Source code of charts
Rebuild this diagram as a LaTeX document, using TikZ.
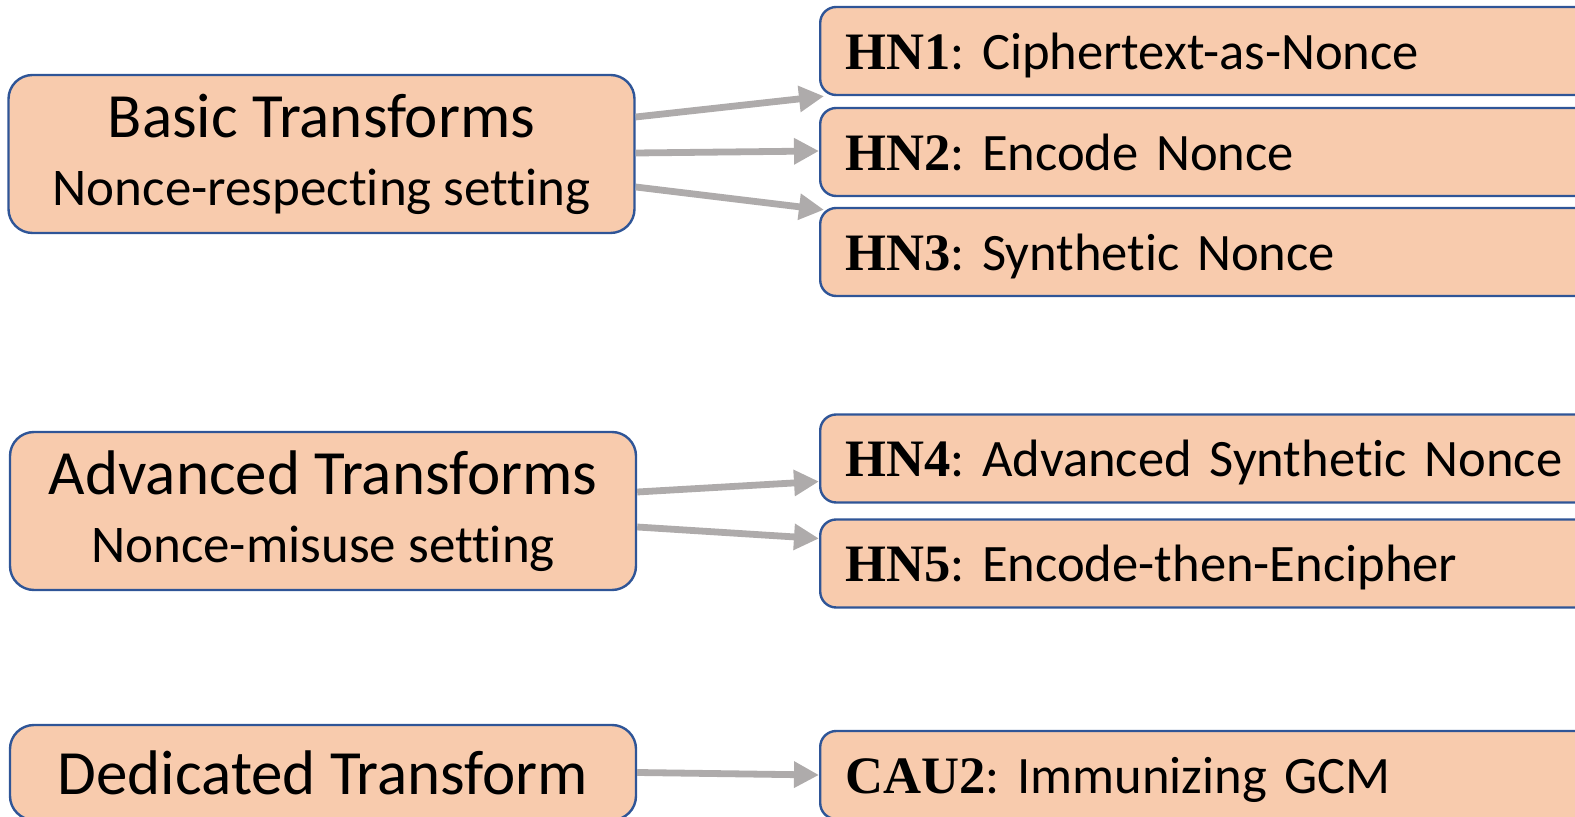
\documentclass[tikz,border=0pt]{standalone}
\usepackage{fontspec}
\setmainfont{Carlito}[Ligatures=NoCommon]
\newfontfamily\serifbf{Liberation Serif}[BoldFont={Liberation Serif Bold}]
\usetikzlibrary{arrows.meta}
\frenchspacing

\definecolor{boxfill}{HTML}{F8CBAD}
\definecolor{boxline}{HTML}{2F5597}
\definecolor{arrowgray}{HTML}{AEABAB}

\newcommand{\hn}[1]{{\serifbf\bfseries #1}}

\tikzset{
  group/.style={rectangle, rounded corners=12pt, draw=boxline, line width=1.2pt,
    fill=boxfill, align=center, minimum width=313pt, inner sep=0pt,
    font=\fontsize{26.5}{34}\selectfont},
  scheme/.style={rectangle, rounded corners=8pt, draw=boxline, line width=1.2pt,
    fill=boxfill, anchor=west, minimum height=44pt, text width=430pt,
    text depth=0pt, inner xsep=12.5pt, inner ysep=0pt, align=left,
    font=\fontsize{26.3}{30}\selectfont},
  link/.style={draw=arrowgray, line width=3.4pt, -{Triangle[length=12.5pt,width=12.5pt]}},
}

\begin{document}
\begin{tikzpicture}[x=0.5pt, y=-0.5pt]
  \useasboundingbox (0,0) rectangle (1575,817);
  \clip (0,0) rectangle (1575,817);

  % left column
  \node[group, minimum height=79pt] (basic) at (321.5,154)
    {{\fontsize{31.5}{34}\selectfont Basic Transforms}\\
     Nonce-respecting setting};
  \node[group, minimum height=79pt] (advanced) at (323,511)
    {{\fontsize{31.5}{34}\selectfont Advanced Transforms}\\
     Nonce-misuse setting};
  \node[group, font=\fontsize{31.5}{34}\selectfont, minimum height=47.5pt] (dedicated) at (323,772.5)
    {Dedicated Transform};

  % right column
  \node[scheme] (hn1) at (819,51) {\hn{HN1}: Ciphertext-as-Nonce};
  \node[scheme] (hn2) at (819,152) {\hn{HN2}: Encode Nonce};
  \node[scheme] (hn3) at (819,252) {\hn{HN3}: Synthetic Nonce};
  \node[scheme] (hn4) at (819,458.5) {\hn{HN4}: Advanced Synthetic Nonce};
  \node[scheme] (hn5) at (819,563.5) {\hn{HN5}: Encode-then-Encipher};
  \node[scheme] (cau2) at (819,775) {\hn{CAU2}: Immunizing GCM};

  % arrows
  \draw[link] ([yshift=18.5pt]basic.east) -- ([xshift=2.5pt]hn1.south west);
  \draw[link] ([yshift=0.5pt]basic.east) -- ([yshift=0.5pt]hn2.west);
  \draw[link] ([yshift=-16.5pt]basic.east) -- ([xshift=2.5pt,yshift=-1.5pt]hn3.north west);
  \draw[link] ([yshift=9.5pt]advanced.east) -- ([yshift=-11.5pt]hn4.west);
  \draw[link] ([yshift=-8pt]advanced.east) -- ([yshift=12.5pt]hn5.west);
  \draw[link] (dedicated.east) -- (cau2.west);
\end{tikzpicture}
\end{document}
* * *
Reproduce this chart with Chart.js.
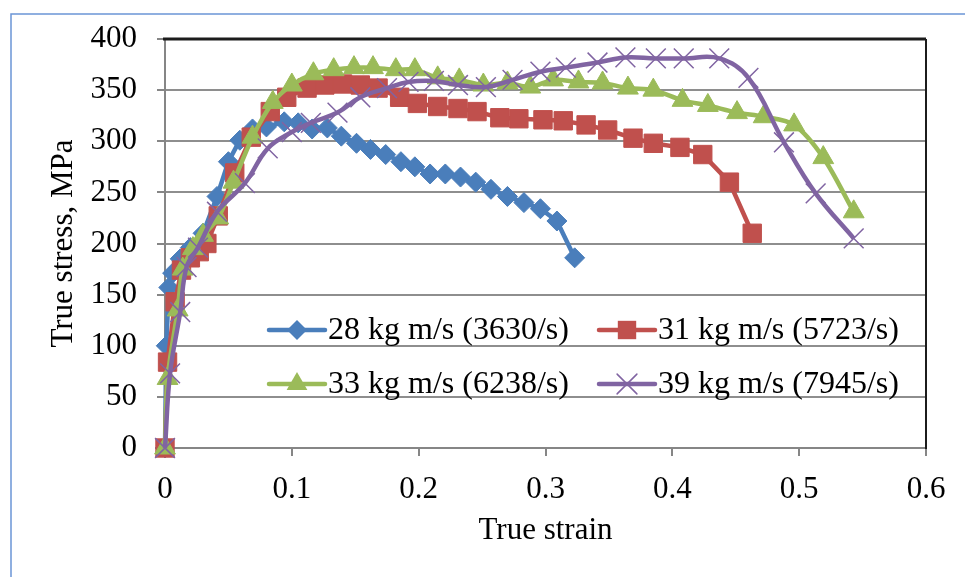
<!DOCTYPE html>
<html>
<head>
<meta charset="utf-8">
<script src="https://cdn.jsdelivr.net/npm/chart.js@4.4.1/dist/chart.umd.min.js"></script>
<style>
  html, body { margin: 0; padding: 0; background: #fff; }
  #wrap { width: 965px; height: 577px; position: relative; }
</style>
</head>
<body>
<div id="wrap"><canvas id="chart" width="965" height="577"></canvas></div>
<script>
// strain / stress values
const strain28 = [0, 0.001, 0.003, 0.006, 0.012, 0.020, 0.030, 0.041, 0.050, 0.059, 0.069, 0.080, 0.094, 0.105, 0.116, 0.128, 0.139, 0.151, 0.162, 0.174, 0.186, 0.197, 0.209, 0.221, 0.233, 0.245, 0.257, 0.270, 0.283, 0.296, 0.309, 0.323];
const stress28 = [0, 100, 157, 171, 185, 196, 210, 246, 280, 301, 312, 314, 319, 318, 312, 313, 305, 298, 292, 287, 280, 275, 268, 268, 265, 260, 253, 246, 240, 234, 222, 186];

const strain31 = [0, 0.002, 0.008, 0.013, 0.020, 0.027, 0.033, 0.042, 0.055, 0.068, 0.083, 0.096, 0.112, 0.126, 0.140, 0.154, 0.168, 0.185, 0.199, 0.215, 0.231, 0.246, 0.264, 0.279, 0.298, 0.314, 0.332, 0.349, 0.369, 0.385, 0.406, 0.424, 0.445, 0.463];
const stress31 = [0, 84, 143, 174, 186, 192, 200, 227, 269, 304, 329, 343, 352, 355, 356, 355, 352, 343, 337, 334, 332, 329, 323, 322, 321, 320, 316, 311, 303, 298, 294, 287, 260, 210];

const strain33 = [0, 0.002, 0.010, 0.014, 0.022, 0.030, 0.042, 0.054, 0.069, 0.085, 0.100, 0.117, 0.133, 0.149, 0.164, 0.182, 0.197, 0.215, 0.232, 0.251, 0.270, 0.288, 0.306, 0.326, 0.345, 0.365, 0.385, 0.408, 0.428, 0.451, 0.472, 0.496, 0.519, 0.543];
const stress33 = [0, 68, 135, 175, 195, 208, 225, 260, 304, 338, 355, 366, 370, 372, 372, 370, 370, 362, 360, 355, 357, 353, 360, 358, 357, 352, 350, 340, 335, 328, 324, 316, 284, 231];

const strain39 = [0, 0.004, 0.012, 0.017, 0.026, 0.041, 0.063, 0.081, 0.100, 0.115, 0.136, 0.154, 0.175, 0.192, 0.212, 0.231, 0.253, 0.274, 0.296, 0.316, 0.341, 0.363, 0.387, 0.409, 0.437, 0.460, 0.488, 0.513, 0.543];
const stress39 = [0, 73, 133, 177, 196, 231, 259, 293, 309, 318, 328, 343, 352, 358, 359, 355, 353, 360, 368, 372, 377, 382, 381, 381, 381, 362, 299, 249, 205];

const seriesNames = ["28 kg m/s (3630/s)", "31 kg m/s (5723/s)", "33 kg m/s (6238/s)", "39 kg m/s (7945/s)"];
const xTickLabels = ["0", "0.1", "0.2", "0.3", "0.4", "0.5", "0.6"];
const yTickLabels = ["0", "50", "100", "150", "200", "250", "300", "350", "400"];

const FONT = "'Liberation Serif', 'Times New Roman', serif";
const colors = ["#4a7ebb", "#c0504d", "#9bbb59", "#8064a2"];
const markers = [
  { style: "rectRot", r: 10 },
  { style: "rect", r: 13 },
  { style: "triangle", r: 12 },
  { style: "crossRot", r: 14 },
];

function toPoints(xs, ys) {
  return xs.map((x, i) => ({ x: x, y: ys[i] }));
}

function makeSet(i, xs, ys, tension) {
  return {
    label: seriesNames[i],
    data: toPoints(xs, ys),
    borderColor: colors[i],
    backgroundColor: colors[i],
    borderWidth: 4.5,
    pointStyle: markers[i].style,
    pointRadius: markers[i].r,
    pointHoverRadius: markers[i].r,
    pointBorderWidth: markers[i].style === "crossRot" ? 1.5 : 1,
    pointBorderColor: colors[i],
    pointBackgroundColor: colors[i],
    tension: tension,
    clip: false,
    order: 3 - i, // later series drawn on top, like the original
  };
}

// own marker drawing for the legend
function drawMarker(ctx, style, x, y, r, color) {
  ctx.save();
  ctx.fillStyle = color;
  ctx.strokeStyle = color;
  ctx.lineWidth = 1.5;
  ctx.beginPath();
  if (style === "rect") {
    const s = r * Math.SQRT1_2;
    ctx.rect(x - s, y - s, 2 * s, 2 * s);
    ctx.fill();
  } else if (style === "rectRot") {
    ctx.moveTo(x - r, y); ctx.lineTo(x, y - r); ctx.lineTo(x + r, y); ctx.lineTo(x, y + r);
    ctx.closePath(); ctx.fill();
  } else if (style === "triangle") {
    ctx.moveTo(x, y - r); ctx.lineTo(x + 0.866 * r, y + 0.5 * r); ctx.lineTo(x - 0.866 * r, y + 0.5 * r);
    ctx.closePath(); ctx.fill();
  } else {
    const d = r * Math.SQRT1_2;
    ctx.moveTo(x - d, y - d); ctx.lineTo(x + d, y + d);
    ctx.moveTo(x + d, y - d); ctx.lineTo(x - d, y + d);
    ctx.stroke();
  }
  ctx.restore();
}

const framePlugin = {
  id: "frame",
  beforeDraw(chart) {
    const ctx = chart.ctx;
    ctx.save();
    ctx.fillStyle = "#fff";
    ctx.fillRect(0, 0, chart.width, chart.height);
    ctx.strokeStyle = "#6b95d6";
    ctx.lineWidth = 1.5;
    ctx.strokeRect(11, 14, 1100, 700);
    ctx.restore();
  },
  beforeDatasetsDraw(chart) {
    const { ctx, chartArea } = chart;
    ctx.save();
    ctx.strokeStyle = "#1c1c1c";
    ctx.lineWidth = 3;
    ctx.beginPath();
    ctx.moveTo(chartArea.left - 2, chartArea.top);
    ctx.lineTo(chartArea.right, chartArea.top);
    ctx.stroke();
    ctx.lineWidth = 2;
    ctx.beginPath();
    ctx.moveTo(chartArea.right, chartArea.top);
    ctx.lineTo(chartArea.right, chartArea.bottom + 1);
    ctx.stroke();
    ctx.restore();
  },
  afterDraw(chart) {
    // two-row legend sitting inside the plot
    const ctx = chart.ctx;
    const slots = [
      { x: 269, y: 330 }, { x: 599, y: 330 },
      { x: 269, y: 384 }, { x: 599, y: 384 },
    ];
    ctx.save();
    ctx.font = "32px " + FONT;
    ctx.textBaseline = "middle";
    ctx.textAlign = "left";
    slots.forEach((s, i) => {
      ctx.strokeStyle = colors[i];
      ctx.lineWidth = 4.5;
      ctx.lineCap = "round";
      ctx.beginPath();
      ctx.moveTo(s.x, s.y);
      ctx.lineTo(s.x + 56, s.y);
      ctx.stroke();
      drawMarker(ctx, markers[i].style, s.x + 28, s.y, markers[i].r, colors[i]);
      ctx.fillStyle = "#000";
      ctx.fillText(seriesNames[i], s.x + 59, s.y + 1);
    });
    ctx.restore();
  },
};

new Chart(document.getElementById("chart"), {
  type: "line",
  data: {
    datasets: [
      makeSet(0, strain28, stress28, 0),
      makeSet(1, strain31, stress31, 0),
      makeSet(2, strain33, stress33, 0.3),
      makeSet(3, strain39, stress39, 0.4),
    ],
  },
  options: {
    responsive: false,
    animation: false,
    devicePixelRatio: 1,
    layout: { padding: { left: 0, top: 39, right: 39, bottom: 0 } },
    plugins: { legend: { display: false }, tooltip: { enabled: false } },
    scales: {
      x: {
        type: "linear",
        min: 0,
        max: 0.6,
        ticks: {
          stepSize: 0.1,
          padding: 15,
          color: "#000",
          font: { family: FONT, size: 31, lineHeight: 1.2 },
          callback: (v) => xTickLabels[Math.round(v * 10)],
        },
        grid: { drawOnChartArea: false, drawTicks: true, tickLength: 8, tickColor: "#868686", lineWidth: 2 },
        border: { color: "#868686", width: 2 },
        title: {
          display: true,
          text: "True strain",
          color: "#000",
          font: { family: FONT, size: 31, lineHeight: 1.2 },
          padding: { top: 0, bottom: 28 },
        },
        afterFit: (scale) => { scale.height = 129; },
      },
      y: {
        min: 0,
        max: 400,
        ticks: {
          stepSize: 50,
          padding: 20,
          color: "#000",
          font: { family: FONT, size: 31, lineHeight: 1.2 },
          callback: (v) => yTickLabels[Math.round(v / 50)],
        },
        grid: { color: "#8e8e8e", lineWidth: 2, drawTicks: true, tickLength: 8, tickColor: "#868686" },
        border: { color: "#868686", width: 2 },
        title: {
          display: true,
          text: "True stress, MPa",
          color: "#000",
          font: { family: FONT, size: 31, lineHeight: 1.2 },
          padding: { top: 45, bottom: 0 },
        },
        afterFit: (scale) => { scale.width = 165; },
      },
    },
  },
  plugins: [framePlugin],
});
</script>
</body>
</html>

**Task instructions:** Find every line that includes the string "this". Report how many there are and nothing else.

**Reply to the task:** 2